Let me give you a really crass example. In FIFA’s World Cup, Brazil and Germany have in recent years been the most conspicuous champions (Brazil seven times in the finals and five times the winner; Germany seven times in the finals and four times the winner). Italy is also one of the champions (four times winner, but two of those wins were way back in the 1930s). England and France languish some way down the list of the twelve nations that have made it into World Cup finals. France has twice been in the finals, but has only once won. England has only once been in the finals, and that was also the one and only time England won, nearly fifty years ago now, in 1966.
But how poisonous that national feeling becomes when it is related to sport. It really is a substitute for warfare.
Item – the English, who generally perform very badly at the World Cup (and whose club teams at home are largely made up of lavishly-paid Spaniards and Frenchmen and even Germans), have to have somebody to cheer for in the World Cup final, but this also means they have to have somebody to hate. So they have decided their sworn enemy is Germany and almost any other nation that meets Germany in a final will be the nation English football fans will cheer for.
My wife and I happened to be in London twelve years ago, at the time Germany and Brazil were the World Cup finalists. The tabloid newspapers were filled with anti-German bilge, including one which had a big front-page picture of the desired cup itself with the headline “Hans Off!” 
Such witticism. 
The afternoon of the match, my wife and I had been doing something totally non-sporty. We’d been at a matinee performance of a Shakespeare play (in fact a delightfully blood-thirsty condensation of the little-performed Henry VI plays). We came out into the pale London light to find the streets filled with Cockneys cheering and yipping and waving Brazilian colours because “their” team had won the World Cup. Cars drove up and down hooting their horns and waving Brazilian flags.

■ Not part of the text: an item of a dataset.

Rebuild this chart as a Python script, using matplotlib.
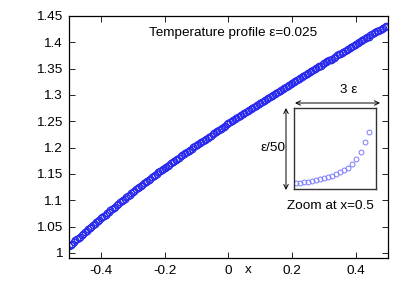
# -*- coding: utf-8 -*-
"""Профиль температуры eps=0.025 с врезкой у x=0.5 (стиль gnuplot)."""
import matplotlib
matplotlib.use("Agg")
import matplotlib.pyplot as plt
from matplotlib.patches import FancyArrowPatch
import numpy as np

plt.rcParams["font.family"] = ["Liberation Sans", "DejaVu Sans"]
plt.rcParams["font.size"] = 9.7

W, H = 409, 286

# Основная кривая: шаг 0.005 от -0.5
x_start, x_step = -0.5, 0.005
temp = [
    1.013, 1.016, 1.018, 1.021, 1.024, 1.026, 1.029, 1.031, 1.034, 1.037,
    1.040, 1.042, 1.045, 1.047, 1.050, 1.053, 1.056, 1.058, 1.061, 1.063,
    1.066, 1.068, 1.071, 1.073, 1.076, 1.078, 1.081, 1.083, 1.086, 1.088,
    1.091, 1.093, 1.096, 1.098, 1.101, 1.103, 1.106, 1.108, 1.111, 1.113,
    1.116, 1.118, 1.121, 1.123, 1.125, 1.127, 1.130, 1.132, 1.134, 1.136,
    1.139, 1.141, 1.144, 1.146, 1.148, 1.150, 1.153, 1.155, 1.157, 1.159,
    1.162, 1.164, 1.166, 1.168, 1.171, 1.173, 1.175, 1.177, 1.179, 1.181,
    1.184, 1.186, 1.188, 1.190, 1.192, 1.194, 1.196, 1.198, 1.201, 1.203,
    1.205, 1.207, 1.209, 1.211, 1.213, 1.215, 1.217, 1.219, 1.221, 1.223,
    1.226, 1.228, 1.230, 1.232, 1.234, 1.236, 1.238, 1.240, 1.242, 1.244,
    1.246, 1.248, 1.250, 1.252, 1.254, 1.256, 1.258, 1.260, 1.262, 1.264,
    1.266, 1.268, 1.269, 1.271, 1.273, 1.275, 1.277, 1.279, 1.281, 1.283,
    1.285, 1.287, 1.289, 1.291, 1.293, 1.295, 1.296, 1.298, 1.300, 1.302,
    1.304, 1.306, 1.308, 1.310, 1.312, 1.314, 1.315, 1.317, 1.319, 1.321,
    1.323, 1.325, 1.327, 1.329, 1.330, 1.332, 1.334, 1.336, 1.338, 1.340,
    1.341, 1.343, 1.345, 1.347, 1.349, 1.351, 1.353, 1.355, 1.356, 1.358,
    1.360, 1.362, 1.364, 1.366, 1.367, 1.369, 1.371, 1.373, 1.375, 1.377,
    1.378, 1.380, 1.382, 1.384, 1.386, 1.388, 1.390, 1.392, 1.393, 1.395,
    1.397, 1.399, 1.401, 1.403, 1.404, 1.406, 1.408, 1.410, 1.411, 1.413,
    1.415, 1.417, 1.419, 1.421, 1.422, 1.424, 1.426, 1.428, 1.429, 1.431,
]

# Врезка (доли окна 3eps x eps/50)
zoom_x = [0.024, 0.073, 0.122, 0.171, 0.220, 0.268, 0.317, 0.366, 0.415, 0.463,
          0.512, 0.561, 0.610, 0.659, 0.707, 0.760, 0.817, 0.870, 0.918]
zoom_y = [0.070, 0.074, 0.083, 0.090, 0.099, 0.107, 0.120, 0.132, 0.144, 0.160,
          0.181, 0.206, 0.231, 0.263, 0.305, 0.370, 0.460, 0.577, 0.707]

xticks = [-0.4, -0.2, 0.0, 0.2, 0.4]
xtick_labels = ["-0.4", "-0.2", "0", "0.2", "0.4"]
yticks = [1.0, 1.05, 1.1, 1.15, 1.2, 1.25, 1.3, 1.35, 1.4, 1.45]
ytick_labels = ["1", "1.05", "1.1", "1.15", "1.2", "1.25", "1.3", "1.35", "1.4", "1.45"]


def fx(px):
    return px / W


def fy(py):
    return 1 - py / H


xs = x_start + x_step * np.arange(len(temp))

fig = plt.figure(figsize=(W / 100, H / 100), dpi=100)
ax = fig.add_axes([fx(69), fy(258), fx(388) - fx(69), fy(16) - fy(258)])
ax.plot(xs, temp, "o", mfc="none", mec="#2a2aee", ms=4.7, mew=0.9)
ax.set_xlim(-0.5, 0.5)
ax.set_ylim(0.9905, 1.45)
ax.set_xticks(xticks)
ax.set_xticklabels(xtick_labels)
ax.set_yticks(yticks)
ax.set_yticklabels(ytick_labels)
ax.tick_params(direction="in", top=True, right=True, length=4, width=0.6, pad=5)
for s in ax.spines.values():
    s.set_linewidth(0.9)

fig.text(fx(248), fy(270), "x", ha="center", va="center")
fig.text(fx(149), fy(33), "Temperature profile \u03b5=0.025", ha="left", va="center")

# врезка
axi = fig.add_axes([fx(294), fy(189), fx(376) - fx(294), fy(108) - fy(189)])
axi.plot(zoom_x, zoom_y, "o", mfc="none", mec="#7a7aff", ms=3.5, mew=0.7)
axi.set_xlim(0, 1)
axi.set_ylim(0, 1)
axi.set_xticks([])
axi.set_yticks([])
for s in axi.spines.values():
    s.set_linewidth(1.0)
    s.set_color("#333333")

arr = dict(arrowstyle="<->", lw=0.7, color="black", shrinkA=0, shrinkB=0,
           mutation_scale=8, transform=fig.transFigure)
fig.add_artist(FancyArrowPatch((fx(295), fy(103)), (fx(380), fy(103)), **arr))
fig.add_artist(FancyArrowPatch((fx(286), fy(108)), (fx(286), fy(190)), **arr))
fig.text(fx(349), fy(90), "3 \u03b5", ha="center", va="center")
fig.text(fx(273), fy(148), "\u03b5/50", ha="center", va="center")
fig.text(fx(330), fy(206), "Zoom at x=0.5", ha="center", va="center")

fig.savefig("out.png", dpi=100, facecolor="white")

It wasn’t as if English football fans have a particular love for Brazilians – it was just that any foreign team (except probably the French and Argentinians) could be the ersatz “English” team so long as it defeated the Germans.
I fail to see how this promotes international goodwill.
Of course, there are sports fans who can see through the nationalistic puffery and can admire sporting skill for its own sake.
My favourite moment of the three 2014 World Cup matches that I watched? It was during that dire semi-final when the German team methodically humiliated the Brazilian team. Before the match was over, there were close-ups of Brazilian fans staring in stunned astonishment or weeping in anguish. Many Brazilian fans left the stadium long before the match was over, knowing that their team had no hope of recovering.
But, to my delight, there were also shots of Brazilian fans applauding the German players for the sheer skill with which they scored their last two goals.
 I do wish all sports fans were like those ones.

1 comment:

  1. Hear! Hear! In general I support the proposal to design the New Zealand flag but cannot support the notion that the All Blacks' colours of a silver fern on black should be the new flag. Not only can New Zealand's national rugby team not claim to represent the nation, its colours do not represent other sports.